L’éloge de la lenteur : les jeux qui apprennent à votre enfant le super-pouvoir de la patience dans un monde d’immédiateté
Dans une société qui valorise la vitesse et la réaction instantanée, la patience est devenue un véritable super-pouvoir. Apprendre à un enfant à être patient, ce n’est pas lui apprendre à subir l’attente passivement, mais à utiliser ce temps pour observer, réfléchir et planifier. C’est une forme active et hautement concentrée d’attention. Les jeux qui cultivent la lenteur sont un contrepoison essentiel à la culture de l’immédiateté. Ils enseignent que les résultats les plus gratifiants sont souvent ceux qui demandent du temps et de la persévérance.
De nombreuses activités ludiques permettent de développer cette compétence précieuse :
- Les jeux d’observation : Du simple « Où est Charlie ? » aux jeux des 7 différences, ces activités obligent l’œil et l’esprit à ralentir, à scanner méthodiquement une image et à se concentrer sur les détails.
- Les puzzles progressifs : Commencer avec des puzzles de 20 pièces pour finir avec des puzzles de 200 pièces est un excellent entraînement à la patience. Chaque pièce posée est une petite victoire qui alimente la motivation pour la suite.
- Les constructions complexes : Les maquettes, les LEGO techniques ou les constructions en Kapla qui demandent de suivre un plan sur plusieurs heures enseignent la planification à long terme et la satisfaction de voir un projet prendre forme étape par étape.
- Les activités créatives : Le dessin détaillé, l’origami qui demande de suivre des plis précis, ou le modelage sont des activités qui absorbent complètement l’attention et où la qualité du résultat dépend directement du temps et du soin investis.

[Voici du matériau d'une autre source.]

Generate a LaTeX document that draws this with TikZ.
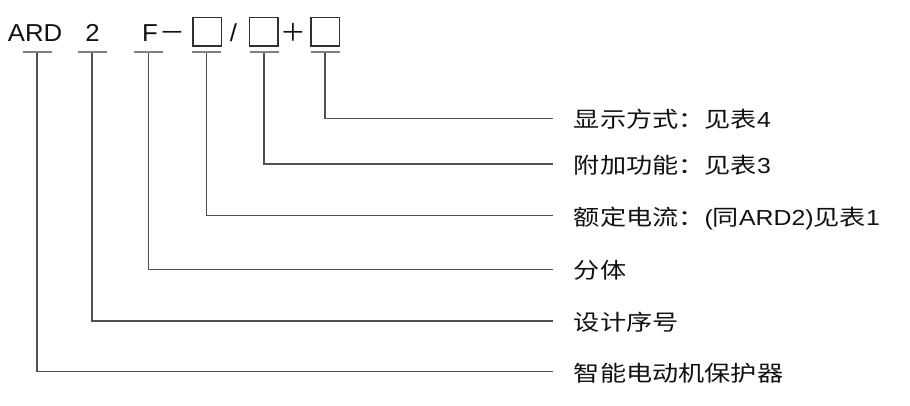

L’importance du jeu libre et non précipité est capitale. Une exposition prolongée aux écrans peut engendrer des troubles variés, incluant des retards de langage, des troubles du sommeil, mais surtout des difficultés de concentration et une agitation accrue. Ralentir le rythme, c’est permettre au système nerveux de l’enfant de se réguler et de développer sa capacité à s’engager dans des tâches exigeant un effort mental prolongé.
En valorisant et en encourageant ces moments de calme et de patience, vous ne préparez pas seulement votre enfant à être plus concentré à l’école. Vous lui donnez les armes pour construire une vie intérieure riche et résister à la pression constante de l’urgence.
Questions fréquentes sur la concentration de l’enfant
Qu’est-ce que la concentration ?
C’est être capable de faire abstraction de tout ce qui se passe autour de soi pour se concentrer uniquement sur la tâche en cours. La concentration suppose donc un réel engagement et la capacité à filtrer les informations non pertinentes.
Comment aider un enfant à résister aux distractions pendant les devoirs ?
La règle d’or est de n’avoir aucun écran à proximité de son bureau. Durant les pauses, encouragez-le à s’aérer ou à interagir avec la famille plutôt que de se ruer sur un smartphone. Reprendre le contrôle de son attention après une stimulation intense sur écran est beaucoup plus difficile pour le cerveau.
Pourquoi est-il important d’entraîner l’inhibition cognitive ?
Pour pouvoir se concentrer sur un devoir de mathématiques ou sur la lecture d’un texte, l’enfant doit être capable de filtrer toutes les informations parasites venant de l’environnement (un bruit, un mouvement). Il doit aussi savoir inhiber les pensées intrusives qui viennent l’assaillir. L’inhibition est le « gardien » de la concentration.